TASK DIRECTIONS »
Take the material below and retype it in full; pictures are left out.

====== SUPPLIED DATA ======

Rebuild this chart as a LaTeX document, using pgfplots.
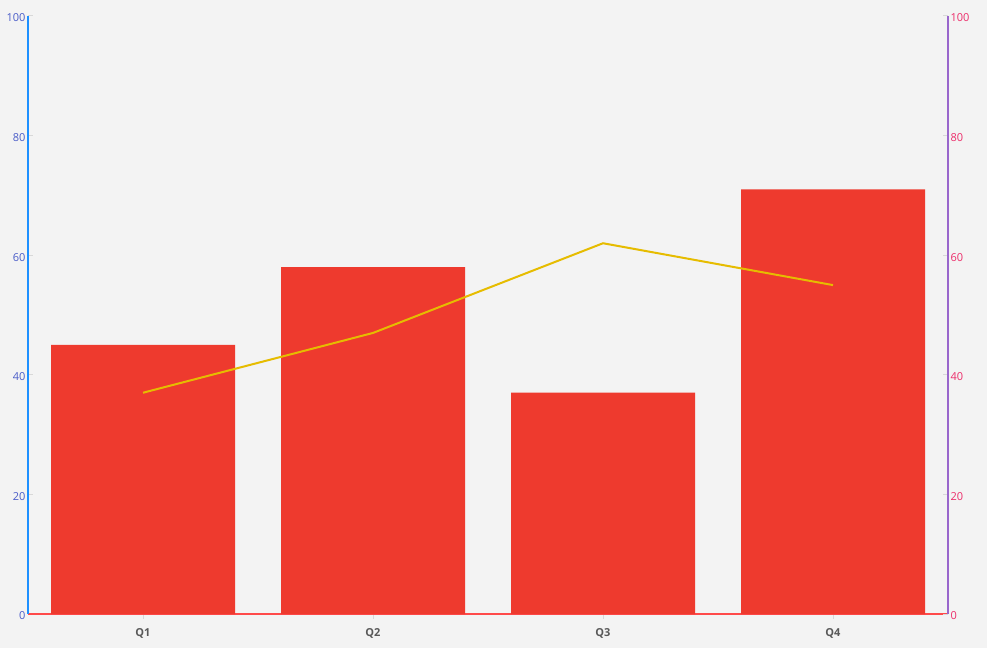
\documentclass[border=0pt]{standalone}
\usepackage{fontspec}
\setmainfont{Open Sans}
\usepackage{pgfplots}
\pgfplotsset{compat=1.18}
\definecolor{bgc}{HTML}{F3F3F3}
\definecolor{barc}{HTML}{EE3A2E}
\definecolor{linec}{HTML}{E6BC00}
\definecolor{leftax}{HTML}{1E90FF}
\definecolor{leftlab}{HTML}{4A5CC8}
\definecolor{rightax}{HTML}{9966CC}
\definecolor{rightlab}{HTML}{EC2D6A}
\definecolor{botax}{HTML}{FF4A4A}
\definecolor{tickc}{HTML}{D8D8D8}
\begin{document}
\begin{tikzpicture}
\fill[bgc] (-28pt,-34pt) rectangle (959pt,614pt);
\pgfplotsset{
  every axis/.append style={
    scale only axis, width=920pt, height=598pt,
    xmin=-0.5, xmax=3.5, ymin=0, ymax=100,
    ytick={0,20,...,100},
    tick style={tickc, line width=1pt},
    major tick length=5pt,
    /pgf/number format/assume math mode=true,
  }
}
\begin{axis}[
  axis x line*=bottom, axis y line*=left,
  x axis line style={botax, line width=1.5pt},
  y axis line style={leftax, line width=2pt},
  xtick={0,1,2,3}, xticklabels={Q1,Q2,Q3,Q4},
  xticklabel style={font=\fontsize{11pt}{13pt}\selectfont\bfseries, text=black!65, yshift=-6pt},
  yticklabel style={font=\fontsize{11pt}{13pt}\selectfont, text=leftlab, xshift=1pt, yshift=-2pt},
  ybar, bar width=184pt,
]
\addplot[fill=barc, draw=none] coordinates {(0,45) (1,58) (2,37) (3,71)};
\end{axis}
\begin{axis}[
  axis x line=none, axis y line*=right,
  y axis line style={rightax, line width=2pt},
  yticklabel style={font=\fontsize{11pt}{13pt}\selectfont, text=rightlab, xshift=-1pt, yshift=-2pt},
]
\addplot[linec, line width=2pt] coordinates {(0,37) (1,47) (2,62) (3,55)};
\end{axis}
\end{tikzpicture}
\end{document}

======

CORRECT ANSWER »
Rebuild this chart as a LaTeX document, using pgfplots.
\documentclass[border=0pt]{standalone}
\usepackage{fontspec}
\setmainfont{Open Sans}
\usepackage{pgfplots}
\pgfplotsset{compat=1.18}
\definecolor{bgc}{HTML}{F3F3F3}
\definecolor{barc}{HTML}{EE3A2E}
\definecolor{linec}{HTML}{E6BC00}
\definecolor{leftax}{HTML}{1E90FF}
\definecolor{leftlab}{HTML}{4A5CC8}
\definecolor{rightax}{HTML}{9966CC}
\definecolor{rightlab}{HTML}{EC2D6A}
\definecolor{botax}{HTML}{FF4A4A}
\definecolor{tickc}{HTML}{D8D8D8}
\begin{document}
\begin{tikzpicture}
\fill[bgc] (-28pt,-34pt) rectangle (959pt,614pt);
\pgfplotsset{
  every axis/.append style={
    scale only axis, width=920pt, height=598pt,
    xmin=-0.5, xmax=3.5, ymin=0, ymax=100,
    ytick={0,20,...,100},
    tick style={tickc, line width=1pt},
    major tick length=5pt,
    /pgf/number format/assume math mode=true,
  }
}
\begin{axis}[
  axis x line*=bottom, axis y line*=left,
  x axis line style={botax, line width=1.5pt},
  y axis line style={leftax, line width=2pt},
  xtick={0,1,2,3}, xticklabels={Q1,Q2,Q3,Q4},
  xticklabel style={font=\fontsize{11pt}{13pt}\selectfont\bfseries, text=black!65, yshift=-6pt},
  yticklabel style={font=\fontsize{11pt}{13pt}\selectfont, text=leftlab, xshift=1pt, yshift=-2pt},
  ybar, bar width=184pt,
]
\addplot[fill=barc, draw=none] coordinates {(0,45) (1,58) (2,37) (3,71)};
\end{axis}
\begin{axis}[
  axis x line=none, axis y line*=right,
  y axis line style={rightax, line width=2pt},
  yticklabel style={font=\fontsize{11pt}{13pt}\selectfont, text=rightlab, xshift=-1pt, yshift=-2pt},
]
\addplot[linec, line width=2pt] coordinates {(0,37) (1,47) (2,62) (3,55)};
\end{axis}
\end{tikzpicture}
\end{document}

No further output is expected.